Abstract
My technical work and STS research are connected, in some sense, by a theme of replacing/reducing usage of fossil fuels in the service of reducing emissions contributing to climate change. By all available evidence, climate change will be one of the most important issues by the end of the century, and each year in which we do not commit to radically alter the ways in which we produce energy and organize society is a delay that will have exponential consequences as time drags on. My work aims to show that there are both alternatives to producing our energy primarily from fossil fuels (albeit, with some hurdles yet to overcome) as well as serious ethical and practical implications of continued extraction of hydrocarbon products from the planet.

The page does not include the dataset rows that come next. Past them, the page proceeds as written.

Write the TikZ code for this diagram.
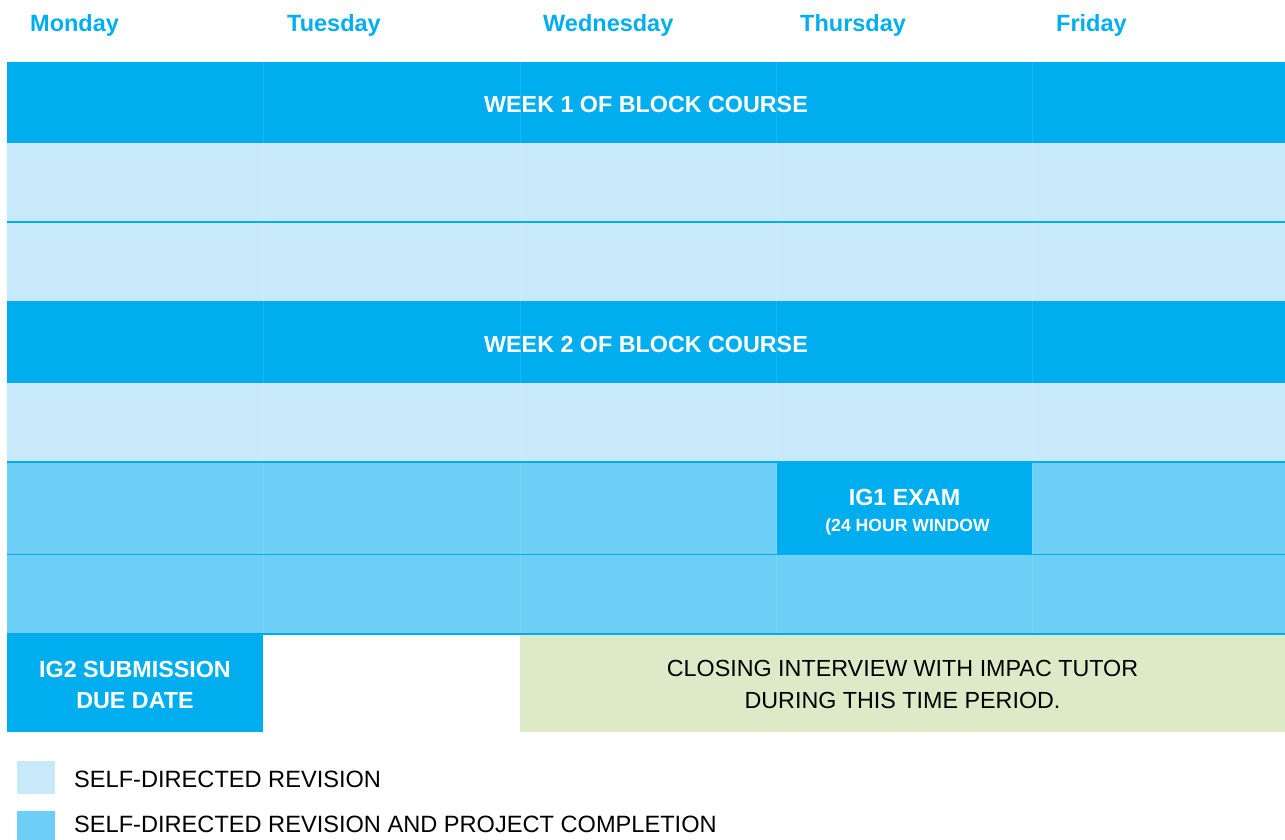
\documentclass[tikz,border=0pt]{standalone}
\usepackage{fontspec}
\setmainfont{Liberation Sans}
\definecolor{dblue}{HTML}{00AEEF}
\definecolor{lblue}{HTML}{C7E9F9}
\definecolor{mblue}{HTML}{6DCFF6}
\definecolor{lgreen}{HTML}{DDEAC8}
\begin{document}
\begin{tikzpicture}[x=1pt,y=-1pt,
  cellbox/.style={anchor=north west, inner sep=0pt, outer sep=0pt, draw=none},
  day/.style={anchor=base west, inner sep=0pt, text=dblue, font=\fontsize{23.5}{27}\selectfont\bfseries},
  wtext/.style={text=white, align=center, inner sep=0pt, font=\fontsize{23.3}{31}\selectfont\bfseries},
  stext/.style={text=white, align=center, inner sep=0pt, font=\fontsize{17.6}{20}\selectfont\bfseries},
  btext/.style={text=black, align=center, inner sep=0pt, font=\fontsize{23.3}{32}\selectfont},
  ltext/.style={text=black, anchor=base west, inner sep=0pt, font=\fontsize{23.6}{27}\selectfont},
  sep/.style={draw=dblue, line width=2pt},
  vsep/.style={draw=white, opacity=0.1, line width=0.8pt}
]
\useasboundingbox (0,0) rectangle (1285,839);
% day headers
\node[day] (mon) at (30,31) {Monday};
\node[day] (tue) at (287,31) {Tuesday};
\node[day] (wed) at (543,31) {Wednesday};
\node[day] (thu) at (800,31) {Thursday};
\node[day] (fri) at (1056,31) {Friday};
% rows
\node[cellbox, fill=dblue, minimum width=1278pt, minimum height=81pt] (w1) at (7,62) {};
\node[cellbox, fill=lblue, minimum width=1278pt, minimum height=79pt] (r1) at (7,143) {};
\node[cellbox, fill=lblue, minimum width=1278pt, minimum height=79pt] (r2) at (7,222) {};
\node[cellbox, fill=dblue, minimum width=1278pt, minimum height=82pt] (w2) at (7,301) {};
\node[cellbox, fill=lblue, minimum width=1278pt, minimum height=79pt] (r3) at (7,383) {};
\node[cellbox, fill=mblue, minimum width=1278pt, minimum height=92pt] (r4) at (7,462) {};
\node[cellbox, fill=mblue, minimum width=1278pt, minimum height=80pt] (r5) at (7,554) {};
\node[cellbox, fill=dblue, minimum width=255pt, minimum height=92pt] (ig1) at (777,462) {};
% faint column lines
\foreach \xx in {263,520,776,1032}{
  \draw[vsep] (\xx,62) -- (\xx,634);
}
% separators
\draw[sep] (r1.south west) -- (r1.south east);
\draw[sep] (r3.south west) -- (r3.south east);
\draw[sep, line width=1pt] (r4.south west) -- (r4.south east);
\draw[sep] (r5.south west) -- (r5.south east);
% bottom row
\node[cellbox, fill=dblue, minimum width=256pt, minimum height=97pt] (ig2) at (7,635) {};
\node[cellbox, fill=lgreen, minimum width=765pt, minimum height=97pt] (cl) at (520,635) {};
% texts
\node[wtext] (w1t) at ([yshift=-2pt]w1.center) {WEEK 1 OF BLOCK COURSE};
\node[wtext] (w2t) at ([yshift=-2pt]w2.center) {WEEK 2 OF BLOCK COURSE};
\node[wtext] (ig1t) at ([yshift=10.5pt]ig1.center) {IG1 EXAM};
\node[stext] (ig1s) at ([xshift=3pt,yshift=-19pt]ig1.center) {(24 HOUR WINDOW};
\node[wtext] (ig2t) at ([yshift=-1pt]ig2.center) {IG2 SUBMISSION\\DUE DATE};
\node[btext] (clt) at ([yshift=-1pt]cl.center) {CLOSING INTERVIEW WITH IMPAC TUTOR\\DURING THIS TIME PERIOD.};
% legend
\node[cellbox, fill=lblue, minimum width=38pt, minimum height=33pt] (lg1) at (17,761) {};
\node[cellbox, fill=mblue, minimum width=38pt, minimum height=33pt] (lg2) at (17,811) {};
\node[ltext] (lg1t) at (74,787) {SELF-DIRECTED REVISION};
\node[ltext] (lg2t) at (74,832) {SELF-DIRECTED REVISION AND PROJECT COMPLETION};
\end{tikzpicture}
\end{document}
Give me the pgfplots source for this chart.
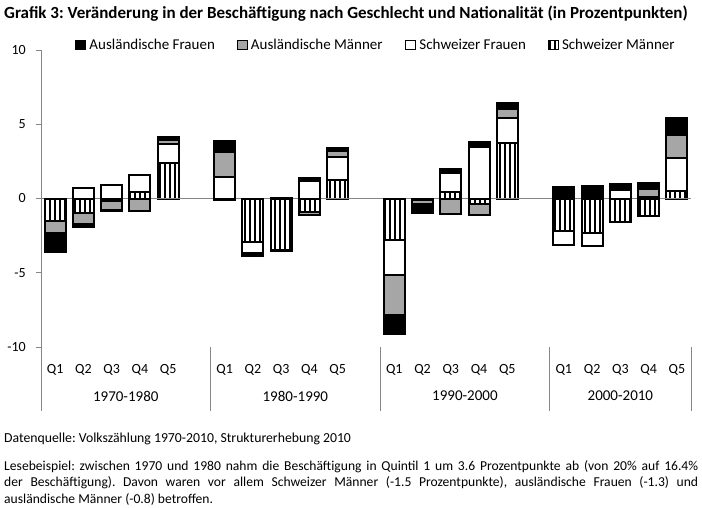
\documentclass[border=0pt]{standalone}
\usepackage{fontspec}
\setmainfont{Carlito}
\usepackage{pgfplots}
\pgfplotsset{compat=1.18}
\usepackage{pgfplotstable}
\usetikzlibrary{patterns.meta}
\definecolor{axgray}{HTML}{868686}
\definecolor{amgray}{HTML}{A6A6A6}
\frenchspacing

% positive parts (x SM SF AM AF)
\pgfplotstableread{
x SM SF AM AF
0 0 0 0 0
1 0 0.7 0 0
2 0 0.9 0 0
3 0.45 1.15 0 0
4 2.4 1.3 0.25 0.2
6 0 1.45 1.65 0.75
7 0 0 0 0
8 0 0 0 0.05
9 0 1.2 0 0.15
10 1.25 1.55 0.4 0.2
12 0 0 0 0
13 0 0 0 0
14 0.45 1.3 0 0.22
15 0 3.45 0 0.35
16 3.75 1.7 0.55 0.4
18 0 0 0 0.78
19 0 0 0 0.83
20 0 0.6 0 0.35
21 0 0.12 0.5 0.4
22 0.5 2.25 1.5 1.2
}\postab

% negative parts (x SM SF AM AF)
\pgfplotstableread{
x SM SF AM AF
0 -1.5 0 -0.8 -1.3
1 -0.95 0 -0.75 -0.2
2 -0.15 0 -0.65 -0.05
3 0 0 -0.85 0
4 0 0 0 0
6 -0.08 0 0 0
7 -2.9 -0.8 0 -0.2
8 -3.5 -0.05 0 0
9 -0.9 0 -0.2 0
10 0 0 0 0
12 -2.8 -2.35 -2.7 -1.25
13 -0.1 0 -0.3 -0.6
14 0 0 -1.05 0
15 -0.4 0 -0.7 0
16 0 0 0 0
18 -2.2 -0.95 0 0
19 -2.3 -0.88 0 0
20 -1.58 0 0 0
21 -1.2 0 0 0
22 0 0 0 0
}\negtab

\tikzset{
  smstyle/.style={draw=black, line width=2bp, pattern={Lines[angle=90,distance=5bp,line width=1.9bp]}, pattern color=black},
  sfstyle/.style={draw=black, line width=2bp, fill=white},
  amstyle/.style={draw=black, line width=2bp, fill=amgray},
  afstyle/.style={draw=black, line width=2bp, fill=black},
}
\pgfplotsset{
  common/.style={
    scale only axis, width=650bp, height=297bp,
    at={(41bp,-347bp)}, anchor=south west,
    xmin=-0.5, xmax=22.5, ymin=-10, ymax=10,
    ybar stacked, bar width=21bp, clip=false,
  },
  mylegend/.style={legend image code/.code={\draw[##1, line width=1bp] (0bp,-4.5bp) rectangle (10bp,4.5bp);}},
}

\begin{document}
\begin{tikzpicture}
\useasboundingbox (0,0) rectangle (702bp,-508bp);

\node[anchor=base west, inner sep=0pt, font=\bfseries\fontsize{17bp}{20bp}\selectfont] at (4bp,-18.5bp)
  {Grafik 3: Veränderung in der Beschäftigung nach Geschlecht und Nationalität (in Prozentpunkten)};

% positive parts + axis decoration + legend
\begin{axis}[common,
  axis lines*=left,
  x axis line style={draw=none},
  y axis line style={draw=axgray, line width=0.9bp},
  tick align=outside, major tick length=5bp,
  ytick={-10,-5,0,5,10}, yticklabels={-10,-5,0,5,10},
  ytick style={draw=axgray, line width=0.9bp},
  yticklabel style={inner sep=0pt, xshift=-10bp, font=\fontsize{14bp}{16bp}\selectfont},
  xtick={0,1,2,3,4,6,7,8,9,10,12,13,14,15,16,18,19,20,21,22},
  xticklabels={Q1,Q2,Q3,Q4,Q5,Q1,Q2,Q3,Q4,Q5,Q1,Q2,Q3,Q4,Q5,Q1,Q2,Q3,Q4,Q5},
  xtick style={draw=none},
  xticklabel style={inner sep=0pt, yshift=-12bp, font=\fontsize{14bp}{16bp}\selectfont},
  legend columns=4, reverse legend,
  legend style={at={(axis description cs:0.0523,1.0168)}, anchor=west, draw=none, fill=none,
    inner sep=0pt, outer sep=0pt, column sep=0pt,
    nodes={inner sep=0pt, font=\fontsize{15bp}{18bp}\selectfont},
    /tikz/every odd column/.append style={column sep=3.5bp}},
]
\addplot[smstyle, mylegend] table[x=x,y=SM]{\postab};
\addlegendentry{Schweizer Männer}
\addplot[sfstyle, mylegend] table[x=x,y=SF]{\postab};
\addlegendentry{\makebox[128bp][l]{Schweizer Frauen}}
\addplot[amstyle, mylegend] table[x=x,y=AM]{\postab};
\addlegendentry{\makebox[154bp][l]{Ausländische Männer}}
\addplot[afstyle, mylegend] table[x=x,y=AF]{\postab};
\addlegendentry{\makebox[147bp][l]{Ausländische Frauen}}
\end{axis}

% negative parts + zero line + category separators
\begin{axis}[common, hide axis]
\addplot[smstyle] table[x=x,y=SM]{\negtab};
\addplot[sfstyle] table[x=x,y=SF]{\negtab};
\addplot[amstyle] table[x=x,y=AM]{\negtab};
\addplot[afstyle] table[x=x,y=AF]{\negtab};
\draw[axgray, line width=0.9bp] (axis cs:-0.5,0) -- (axis cs:22.5,0);
\draw[axgray, line width=0.9bp] (axis cs:-0.5,-10) -- (axis cs:-0.5,-14.3);
\draw[axgray, line width=0.9bp] (axis cs:5.5,-10) -- (axis cs:5.5,-14.3);
\draw[axgray, line width=0.9bp] (axis cs:11.5,-10) -- (axis cs:11.5,-14.3);
\draw[axgray, line width=0.9bp] (axis cs:17.5,-10) -- (axis cs:17.5,-14.3);
\draw[axgray, line width=0.9bp] (axis cs:22.5,-10) -- (axis cs:22.5,-14.3);
\node[font=\fontsize{15bp}{18bp}\selectfont, inner sep=0pt] at (axis cs:2.5,-13.31) {1970-1980};
\node[font=\fontsize{15bp}{18bp}\selectfont, inner sep=0pt] at (axis cs:8.5,-13.31) {1980-1990};
\node[font=\fontsize{15bp}{18bp}\selectfont, inner sep=0pt] at (axis cs:14.5,-13.31) {1990-2000};
\node[font=\fontsize{15bp}{18bp}\selectfont, inner sep=0pt] at (axis cs:20,-13.31) {2000-2010};
\end{axis}

\node[anchor=base west, inner sep=0pt, font=\fontsize{13.75bp}{16.6bp}\selectfont] at (4bp,-442bp)
  {Datenquelle: Volkszählung 1970-2010, Strukturerhebung 2010};
\node[anchor=north west, inner sep=0pt, text width=694bp, align=justify,
      font=\fontsize{13.6bp}{16.6bp}\selectfont] at (4bp,-460bp)
  {Lesebeispiel: zwischen 1970 und 1980 nahm die Beschäftigung in Quintil 1 um 3.6 Prozentpunkte ab (von 20\% auf 16.4\%\linebreak
   der Beschäftigung). Davon waren vor allem Schweizer Männer (-1.5 Prozentpunkte), ausländische Frauen (-1.3) und\linebreak
   ausländische Männer (-0.8) betroffen.};
\end{tikzpicture}
\end{document}
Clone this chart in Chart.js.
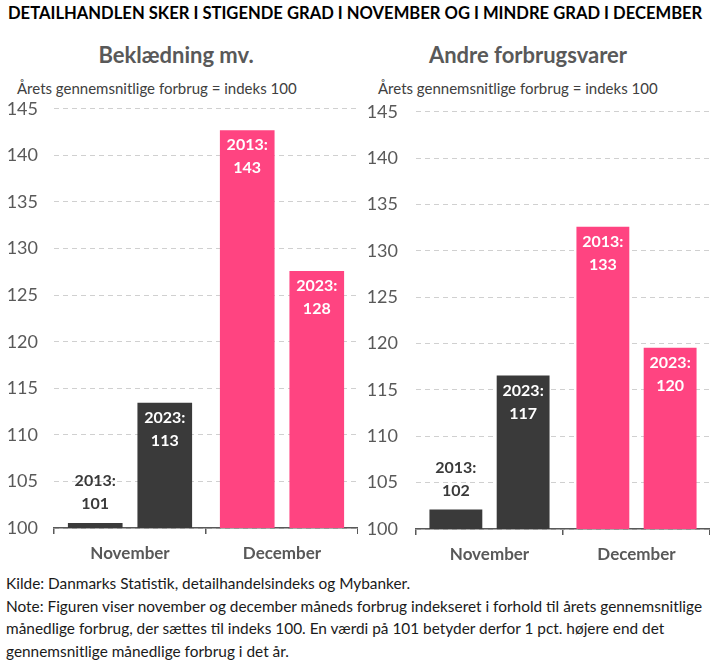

In my technical work, my capstone team and I have explored a potential design for a process to cultivate algae and produce both biodiesel from extracted algal lipids as well as ethanol from spent algae biomass, each of which could be used as fuel for transportation. Algae as a source of biofuels has some promising advantages over traditional sources of biofuels (e.g., corn, soybeans) such as higher energy density by land area used for growth, which is why we used it in this project. In this design, a fairly large amount of land would be used to grow algae in raceway ponds. The algae would then go through an acid treatment to aid in lipid recovery and to hydrolyze bonds between glucose monomers in the algae cellulose. Finally, lipids would be extracted using hexane and converted into biodiesel, and the glucose (from the hydrolyzed cellulose) would be fermented and turned into ethanol. Our design hoped to improve the profitability of algal biodiesel by using wastewater as a nutrient source for algae cultivation and co-producing the ethanol with the spent biomass. Ultimately, though, we found it to not be an exceptionally profitable enterprise at this time and uncompetitive with petroleum fuels at current prices. However, with further optimizations and research into production methods (or increases in petroleum fuel prices by taxes or otherwise), it certainly may be feasible in the future.
My STS research looked at the BP Deepwater Horizon oil spill in 2011 through the lens of care ethics, an ethical framework that emphasizes the importance of relationships and values as well as the contexts in which those relationships exist. I primarily examined the ethics of the ways in which BP responded to the spill, looking at its actions regarding the spill’s impacts on BP’s workers (particularly those working on the rig when it exploded), people living near the Gulf of Mexico, and the environment. I argue that, because of BP’s various cases of inaction and misdeeds, it failed to uphold its duty of care to any of these groups and therefore acted unethically throughout the crisis. In doing so, I hope to have covered some of the moral implications of BP’s response that seemed to be unaddressed in literature or media in the years since the spill.
I feel that each project has added value to the other. In my technical work, I was able to gain a greater understanding of one fuel which could provide an alternative to fossil fuels in transportation, the technical limitations hindering its adoption, and possible improvements for the future that could make wide-scale adoption a reality. In my STS research, I also looked more deeply into one of the more dire cases of the ethical consequences of drilling for high-pressure hydrocarbons underground, with both human and environmental costs. Overall, working on both of these projects together in the broader context of climate change has provided me both with arguments against current fuels as well as technical understanding of a proposed alternative fuel.